New York Times bestselling author Tea Obreht was the keynote speaker for the 25th annual Highland Park Literary Festival on Feb. 25.
This year, the student keynote assembly served as a virtual pep rally with online google meet workshop sessions taught by professionals of the literary world.
Obreht was born in Belgrade, in the former Yugoslavia, and grew up in Cyprus and Egypt before eventually immigrating to the United States at 12-years-old.
Her debut novel, “The Tiger’s Wife,” earned her a spot in the won the 2011 Orange Prize for Fiction and was a 2011 National Book Award Finalist and an international bestseller. She became a National Book Foundation 5 Under 35 honoree in 2010 and was named by The New Yorker as one of the twenty best American fiction writers under forty.
In her presentation, Obreht talked about how she got her start as an author, and where she drew inspiration from.
In 2010, the year before her first book, Obreht went vampire hunting in her former home of Belgrade, former Yugoslavia. This vampire myth tied her to her home and led her to write the myth into a literacy perspective for Harper Magazine with a lighthearted tone of the story.
Obreht explained how a few setbacks did not stop her from traveling to Croatia to investigate vampires and develop her new story. With her grandmother advising her to give up on the investigation and her mother breaking her ankle weeks before the trip, she did not give up her dream. The trip was an appropriate literary start, and she found local stories in Croatia through her many adventures.
“I was investigating vampires due to a man’s livestock being hunted as there were maybe some creatures in this mysterious forest,” Obreht said. “Almost all my subjects denied anything about vampire war that they didn’t know, but then they thought it was a myth, but then they thought they were haunted.”
Vampires are such a big part of her culture due to the rich Pagan beliefs, as the Balkans have a very unique position of having been on the thresholds of Pasantian and the Ottoman world.
“She explained her travels which weren’t that important to the story, but she mentioned that she grew up thinking that vampires were terrifying instead of teenage heartthrobs books that we as students do now,” freshman Daisy Murphy said. “She built up curiosity in the vampire hunting story even though she didn’t find anything.”
Obreht looked for patterns and repetition in fiction through her travels in Croatia. Almost all the people denied knowing anything about vampire lore, even after a family friend took her to see a man who farmed livestock and was mauled by an unseen force. However, when she did not discover evidence of vampires, she found other stories to write.
“The Tiger’s Wife” was Obreht’s debut novel published in 2011 and won the Orange Prize for Fiction for the same year. This story features a young doctor’s relationship with her grandfather and the stories he tells her. Her grandfather retells stories about the ‘deathless man’ who doesn’t die, regardless of the danger he faces, and a deaf-mute girl from his childhood village who befriends a tiger that has escaped from a nearby zoo.
She continued her presentation by going into detail about the style of writing she uses, and how she writes stories.

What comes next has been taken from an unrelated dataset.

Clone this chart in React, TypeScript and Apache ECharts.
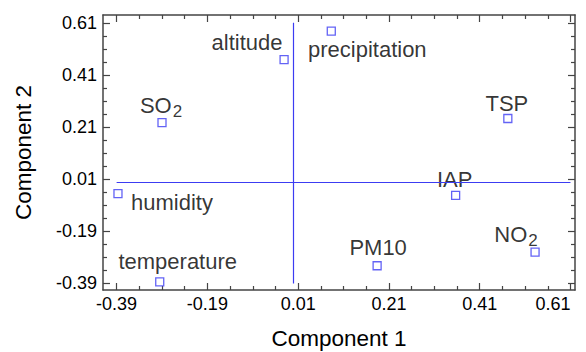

Obreht’s writing steers towards the theme of reality versus supernatural and thinks about the shape of the story, pacing, characters, tradition and language. Through her books, the stories correlate between the story’s structure and emotional resonance.
“I wanted the readers to receive my stories in a specific way of wanting to be creeped out, destabilized, uncertain of where it was going,” Obreht said. “Storytelling is a game of delivering and withholding, and stories hold powerful currency, and can transport us into someone else’s shoes.”

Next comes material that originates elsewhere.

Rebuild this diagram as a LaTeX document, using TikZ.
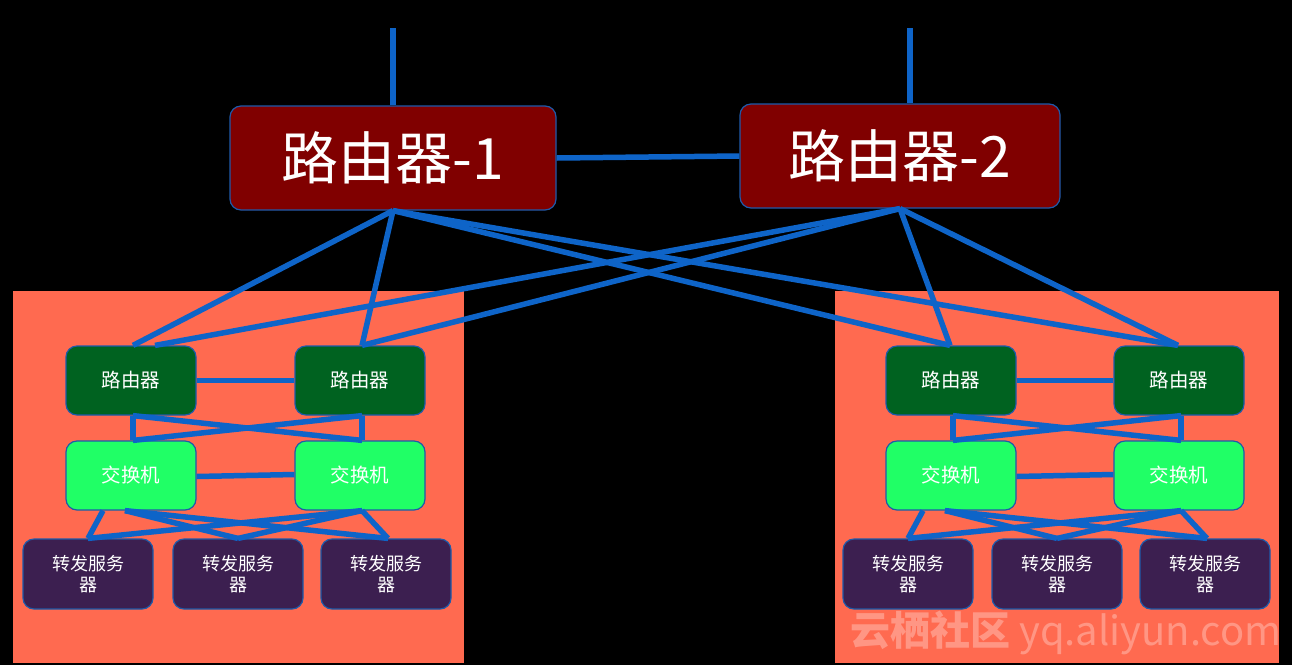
\documentclass[tikz,border=0pt]{standalone}
\usepackage{fontspec}
\setmainfont{Noto Sans CJK SC}
\usetikzlibrary{calc}
\definecolor{bgpanel}{RGB}{255,106,80}
\definecolor{maroonbox}{RGB}{128,0,0}
\definecolor{dkgreen}{RGB}{0,98,32}
\definecolor{ltgreen}{RGB}{32,255,102}
\definecolor{purplebox}{RGB}{60,31,80}
\definecolor{linkblue}{RGB}{14,100,200}
\definecolor{edgeblue}{RGB}{30,90,170}
\tikzset{
  box/.style={draw=edgeblue, line width=1.2pt, rounded corners=11pt, text=white, align=center, inner sep=0pt},
  bigrouter/.style={box, fill=maroonbox, minimum width=326pt, minimum height=104pt, font=\fontsize{57}{62}\selectfont},
  smallrouter/.style={box, fill=dkgreen, minimum width=130pt, minimum height=69pt, font=\fontsize{19.5}{23}\selectfont},
  switchbox/.style={box, fill=ltgreen, minimum width=130pt, minimum height=69pt, font=\fontsize{19.5}{23}\selectfont},
  serverbox/.style={box, fill=purplebox, minimum width=130pt, minimum height=70pt, font=\fontsize{18}{21.5}\selectfont},
  link/.style={draw=linkblue, line width=5.5pt, line join=round},
  panel/.style={fill=bgpanel}
}
\begin{document}
\begin{tikzpicture}[x=1pt,y=-1pt]
\useasboundingbox (0,0) rectangle (1292,665);
\fill[black] (0,0) rectangle (1292,665);
% panels
\fill[panel] (13,291) rectangle (464,663);
\fill[panel] (835,291) rectangle (1279,663);
% watermark
\node[text=white, opacity=0.3, font=\fontsize{40}{42}\selectfont, anchor=center, inner sep=0pt] (wm) at (1066,633) {{\bfseries 云栖社区} yq.aliyun.com};
% big routers
\node[bigrouter] (R1) at (393,158) {路由器-1};
\node[bigrouter, minimum width=320pt] (R2) at (900,156) {路由器-2};
\coordinate (t1) at (393,28);
\coordinate (t2) at (910,28);
% clusters
\foreach \p/\xa/\xb/\va/\vb/\vc in {l/131/360/88/238/386, r/951/1179/908/1057/1205}{
  \node[smallrouter] (\p r1) at (\xa,380.5) {路由器};
  \node[smallrouter] (\p r2) at (\xb,380.5) {路由器};
  \node[switchbox] (\p s1) at (\xa,475.5) {交换机};
  \node[switchbox] (\p s2) at (\xb,475.5) {交换机};
  \node[serverbox] (\p v1) at (\va,574) {转发服务\\器};
  \node[serverbox] (\p v2) at (\vb,574) {转发服务\\器};
  \node[serverbox] (\p v3) at (\vc,574) {转发服务\\器};
}
% links
\draw[link] (t1) -- (R1.north);
\draw[link] (t2) -- (t2 |- R2.north);
\draw[link] (R1.east) -- (R2.west);
\foreach \t/\dx in {lr1/2, lr2/2, rr1/-1, rr2/-1}{
  \draw[link] (R1.south) -- ([xshift=\dx pt]\t.north);
}
\foreach \t/\dx in {lr1/24, lr2/2, rr1/-1, rr2/-1}{
  \draw[link] (R2.south) -- ([xshift=\dx pt]\t.north);
}
\foreach \p in {l,r}{
  \draw[link] (\p r1.east) -- (\p r2.west);
  \draw[link] ([yshift=-1pt]\p s1.east) -- ([yshift=1pt]\p s2.west);
  \draw[link] ([xshift=2pt]\p r1.south) -- ([xshift=2pt]\p s1.north);
  \draw[link] ([xshift=2pt]\p r1.south) -- ([xshift=2pt]\p s2.north);
  \draw[link] ([xshift=2pt]\p r2.south) -- ([xshift=2pt]\p s1.north);
  \draw[link] ([xshift=2pt]\p r2.south) -- ([xshift=2pt]\p s2.north);
  \draw[link] ([xshift=-28pt]\p s1.south) -- (\p v1.north);
  \draw[link] ([xshift=-6pt]\p s1.south) -- (\p v2.north);
  \draw[link] ([xshift=-6pt]\p s1.south) -- ([xshift=2pt]\p v3.north);
  \draw[link] ([xshift=2pt]\p s2.south) -- (\p v1.north);
  \draw[link] ([xshift=2pt]\p s2.south) -- (\p v2.north);
  \draw[link] ([xshift=2pt]\p s2.south) -- ([xshift=2pt]\p v3.north);
}
\end{tikzpicture}
\end{document}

Obreht comes up with all of her unique stories originally by herself and spends a lot of time listening to stories from podcasts and obscure books.
“I realized that a lot of my work deals with the same five themes, which is common for most writers,” Obreht said. “I set my stories in a range of different stories and environments, and they all come back to home and search for a meaning.”

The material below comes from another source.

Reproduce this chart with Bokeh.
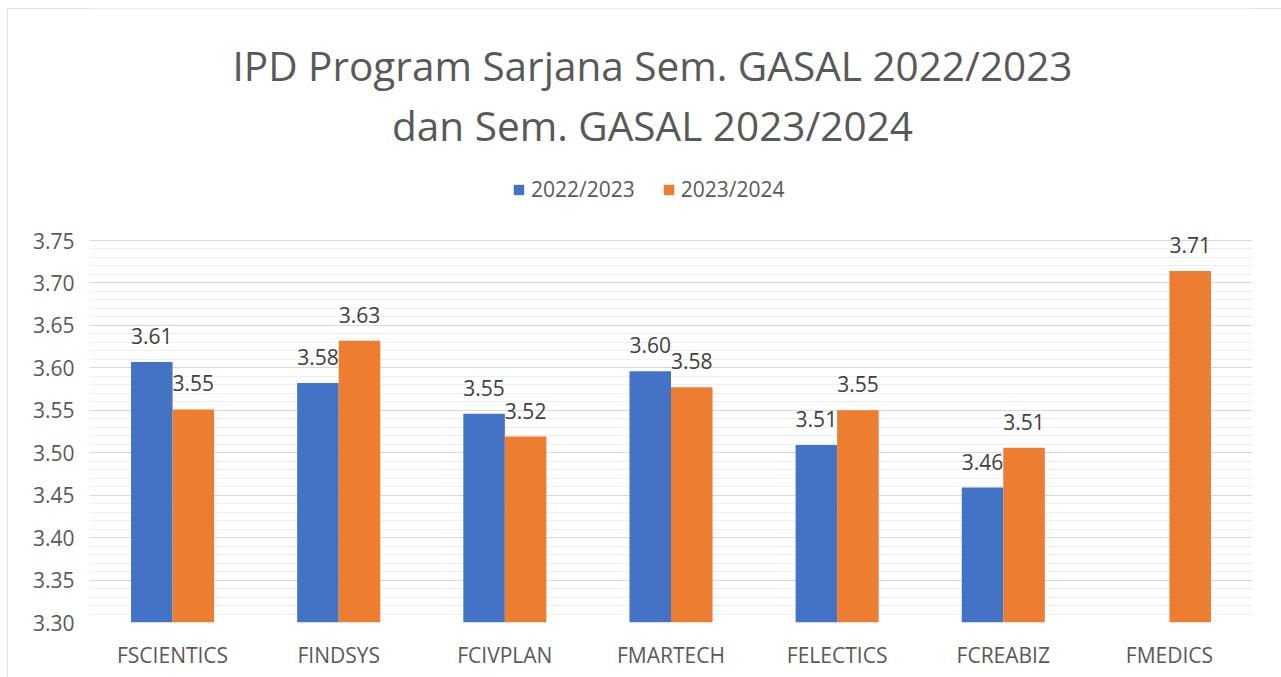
from bokeh.plotting import figure
from bokeh.models import (ColumnDataSource, FactorRange, Range1d, FixedTicker,
                          PrintfTickFormatter, Legend, LegendItem, LabelSet, Label)
from bokeh.core.properties import value
from bokeh.transform import dodge
from bokeh.embed import file_html
from bokeh.resources import INLINE

# ---- data ----
categories = ["FSCIENTICS", "FINDSYS", "FCIVPLAN", "FMARTECH", "FELECTICS", "FCREABIZ", "FMEDICS"]
ipd_2022 = [3.607, 3.582, 3.546, 3.596, 3.509, 3.459, None]
ipd_2023 = [3.551, 3.632, 3.519, 3.577, 3.550, 3.506, 3.714]
series_names = ["2022/2023", "2023/2024"]
y_ticks = [3.30, 3.35, 3.40, 3.45, 3.50, 3.55, 3.60, 3.65, 3.70, 3.75]
title_lines = ["IPD Program Sarjana Sem. GASAL 2022/2023", "dan Sem. GASAL 2023/2024"]

BLUE = "#4472C4"
ORANGE = "#ED7D31"
FONT = "Open Sans"

nan = float("nan")
src = ColumnDataSource(dict(
    cat=categories,
    a=[nan if v is None else v for v in ipd_2022],
    b=ipd_2023,
))
lab_a = ColumnDataSource(dict(
    cat=[c for c, v in zip(categories, ipd_2022) if v is not None],
    y=[v for v in ipd_2022 if v is not None],
    t=["%.2f" % v for v in ipd_2022 if v is not None],
))
lab_b = ColumnDataSource(dict(
    cat=categories,
    y=ipd_2023,
    t=["%.2f" % v for v in ipd_2023],
))

# ---- layout (pixels) ----
W, H = 1274, 669
B_LEFT, B_RIGHT, B_BOTTOM = 82, 29, 55
PLOT_H = 382                       # height of the value area (3.30 .. 3.75)
FRAME_H = H - B_BOTTOM             # frame reaches the top so title/legend fit in it
y_lo, y_hi = y_ticks[0], y_ticks[-1]
y_top = y_lo + (y_hi - y_lo) * FRAME_H / PLOT_H

p = figure(width=W, height=H, x_range=FactorRange(*categories, range_padding=0),
           y_range=Range1d(y_lo, y_top),
           output_backend="svg", toolbar_location=None,
           min_border_left=B_LEFT, min_border_right=B_RIGHT, min_border_top=0,
           min_border_bottom=B_BOTTOM)
p.margin = (8, 0, 0, 7)
p.styles = {"outline": "1px solid #D9D9D9", "outline-offset": "-1px"}
p.outline_line_color = None
p.background_fill_color = "white"
p.border_fill_color = "white"

minor = [round(y_lo + 0.01 * i, 2) for i in range(46)]
p.yaxis.ticker = FixedTicker(ticks=y_ticks, minor_ticks=minor)
p.yaxis.formatter = PrintfTickFormatter(format="%.2f")
for ax in (p.xaxis[0], p.yaxis[0]):
    ax.axis_line_color = None
    ax.major_tick_line_color = None
    ax.minor_tick_line_color = None
    ax.major_label_text_font = FONT
    ax.major_label_text_font_size = "21px"
    ax.major_label_text_color = "#595959"
p.yaxis.major_label_standoff = 9
p.xaxis.major_label_standoff = 12
p.xgrid.grid_line_color = None
p.ygrid.grid_line_color = "#D9D9D9"
p.ygrid.grid_line_width = 1
p.ygrid.minor_grid_line_color = "#EFEFEF"
p.ygrid.minor_grid_line_width = 1

r1 = p.vbar(x=dodge("cat", -0.125, range=p.x_range), top="a", bottom=y_lo, width=0.25,
            source=src, fill_color=BLUE, line_color=None)
r2 = p.vbar(x=dodge("cat", 0.125, range=p.x_range), top="b", bottom=y_lo, width=0.25,
            source=src, fill_color=ORANGE, line_color=None)

for s, off in ((lab_a, -0.125), (lab_b, 0.125)):
    p.add_layout(LabelSet(x=dodge("cat", off, range=p.x_range), y="y", text="t", source=s,
                          y_offset=18, text_align="center", text_baseline="alphabetic",
                          text_font=value(FONT), text_font_size="21px", text_color="#404040"))

for line, ty in zip(title_lines, (557, 497)):
    p.add_layout(Label(x=563, y=ty, x_units="screen", y_units="screen", text=line,
                       text_align="center", text_baseline="alphabetic",
                       text_font=FONT, text_font_size="40.5px", text_color="#595959"))

legend = Legend(items=[LegendItem(label=series_names[0], renderers=[r1]),
                       LegendItem(label=series_names[1], renderers=[r2])],
                location=(423, 419), orientation="horizontal",
                glyph_width=13, glyph_height=13, label_standoff=6, spacing=27,
                padding=0, margin=0, border_line_color=None, background_fill_alpha=0,
                label_text_font=FONT, label_text_font_size="21px", label_text_color="#595959")
p.add_layout(legend, "center")

open("out.html", "w").write(file_html(p, INLINE))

During her presentation, she told a true story that her former neighbor told her about a man and his wife getting ready for bed and having an encounter with a mouse roaming in a guitar.
After telling the story, Obreht explained that she tricked her listeners into being scared by providing an easy tone, and could have quickly told it in simple terms, but she chose to add suspense.
“I found this very interesting because I learned that you can control a reader’s thoughts through your detail and tone,” senior Parker Owen said.
Obreht uses a unique way to plan her writing, and instead of a standard approach, she uses a spontaneous state of creation. She finds a designated time for writing in her day and does not focus on word count or page numbers.
“I think about a scene, or what goal I want to finish,” Obreht said. “Quick drafts of a scene or anything that might help, do your thing and let it grow within the time of your writing.”
Obreht sees that what a writer goes through to get into a story is rarely the same door that a reader needs to access to get into the story. She is usually motivated by finding the reader’s door and ends up with a version of a story that can invite another person in.